> _SUPPLIED ENTRIES_:
+ + +

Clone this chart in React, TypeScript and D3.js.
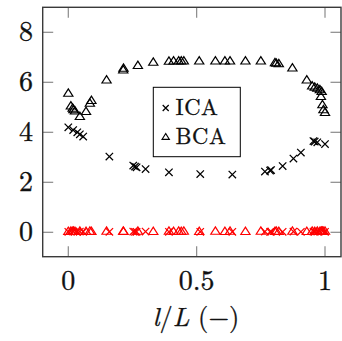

+ + +

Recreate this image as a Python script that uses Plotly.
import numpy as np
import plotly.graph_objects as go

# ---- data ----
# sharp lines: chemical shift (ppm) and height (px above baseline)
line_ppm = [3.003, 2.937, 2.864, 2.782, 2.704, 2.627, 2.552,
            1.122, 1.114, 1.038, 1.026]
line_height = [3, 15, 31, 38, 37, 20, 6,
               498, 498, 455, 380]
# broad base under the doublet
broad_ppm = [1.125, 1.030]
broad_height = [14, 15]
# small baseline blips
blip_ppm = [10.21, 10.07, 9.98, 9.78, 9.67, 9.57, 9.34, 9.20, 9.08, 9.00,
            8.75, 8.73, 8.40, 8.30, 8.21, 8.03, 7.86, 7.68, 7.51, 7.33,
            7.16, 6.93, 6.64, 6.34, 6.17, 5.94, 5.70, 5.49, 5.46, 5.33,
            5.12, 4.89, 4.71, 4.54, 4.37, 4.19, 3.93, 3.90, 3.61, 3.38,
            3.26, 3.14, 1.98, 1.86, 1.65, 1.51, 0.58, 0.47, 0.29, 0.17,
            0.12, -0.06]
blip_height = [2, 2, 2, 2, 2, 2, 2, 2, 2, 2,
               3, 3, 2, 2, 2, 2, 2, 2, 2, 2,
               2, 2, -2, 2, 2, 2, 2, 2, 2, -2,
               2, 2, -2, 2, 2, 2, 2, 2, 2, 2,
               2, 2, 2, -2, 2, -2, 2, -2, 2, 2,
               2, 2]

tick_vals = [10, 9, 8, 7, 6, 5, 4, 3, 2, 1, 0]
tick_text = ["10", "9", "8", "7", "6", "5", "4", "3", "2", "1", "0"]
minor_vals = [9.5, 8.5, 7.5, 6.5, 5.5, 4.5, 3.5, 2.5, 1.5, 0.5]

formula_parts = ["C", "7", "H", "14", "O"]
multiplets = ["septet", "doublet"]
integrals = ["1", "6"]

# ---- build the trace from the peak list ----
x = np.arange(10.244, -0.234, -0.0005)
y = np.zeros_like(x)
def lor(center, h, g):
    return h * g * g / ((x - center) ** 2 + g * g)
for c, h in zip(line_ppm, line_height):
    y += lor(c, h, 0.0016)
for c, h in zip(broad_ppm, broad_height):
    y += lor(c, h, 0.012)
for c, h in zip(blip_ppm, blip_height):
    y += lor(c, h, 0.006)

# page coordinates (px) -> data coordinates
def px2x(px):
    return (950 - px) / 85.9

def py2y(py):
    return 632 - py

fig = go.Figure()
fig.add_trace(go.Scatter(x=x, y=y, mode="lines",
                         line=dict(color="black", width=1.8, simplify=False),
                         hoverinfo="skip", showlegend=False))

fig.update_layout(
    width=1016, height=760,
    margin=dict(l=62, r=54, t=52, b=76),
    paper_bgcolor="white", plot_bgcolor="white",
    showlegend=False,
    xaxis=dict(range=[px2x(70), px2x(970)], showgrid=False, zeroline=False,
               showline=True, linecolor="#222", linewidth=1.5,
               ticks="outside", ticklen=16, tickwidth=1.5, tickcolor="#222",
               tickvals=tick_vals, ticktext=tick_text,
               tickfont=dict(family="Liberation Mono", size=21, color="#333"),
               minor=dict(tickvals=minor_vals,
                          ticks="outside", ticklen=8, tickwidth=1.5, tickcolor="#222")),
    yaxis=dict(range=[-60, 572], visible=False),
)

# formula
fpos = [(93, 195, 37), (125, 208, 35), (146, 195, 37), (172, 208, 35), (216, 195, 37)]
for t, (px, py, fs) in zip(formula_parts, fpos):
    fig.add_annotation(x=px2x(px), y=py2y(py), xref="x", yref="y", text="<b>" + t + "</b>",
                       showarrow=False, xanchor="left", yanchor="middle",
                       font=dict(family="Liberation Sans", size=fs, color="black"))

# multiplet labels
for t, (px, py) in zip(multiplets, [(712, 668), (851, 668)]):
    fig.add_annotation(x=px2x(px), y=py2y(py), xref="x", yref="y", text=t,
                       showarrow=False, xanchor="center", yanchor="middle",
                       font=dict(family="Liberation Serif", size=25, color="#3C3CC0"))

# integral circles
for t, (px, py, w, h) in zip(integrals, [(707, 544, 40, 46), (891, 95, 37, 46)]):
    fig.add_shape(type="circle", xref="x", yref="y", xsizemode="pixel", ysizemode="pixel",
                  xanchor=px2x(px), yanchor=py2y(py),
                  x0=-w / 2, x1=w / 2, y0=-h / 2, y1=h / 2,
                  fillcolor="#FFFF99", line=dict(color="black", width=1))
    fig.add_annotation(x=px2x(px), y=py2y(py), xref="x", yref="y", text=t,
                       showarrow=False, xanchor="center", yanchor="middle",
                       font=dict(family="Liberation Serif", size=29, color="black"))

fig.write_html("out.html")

+ + +

The lines to transcribe begin at the line with "Recreate this image" and end at the line with "import plotly.graph_objects as go"; copy them exactly, both ends included.

Recreate this image as a Python script that uses Plotly.
import numpy as np
import plotly.graph_objects as go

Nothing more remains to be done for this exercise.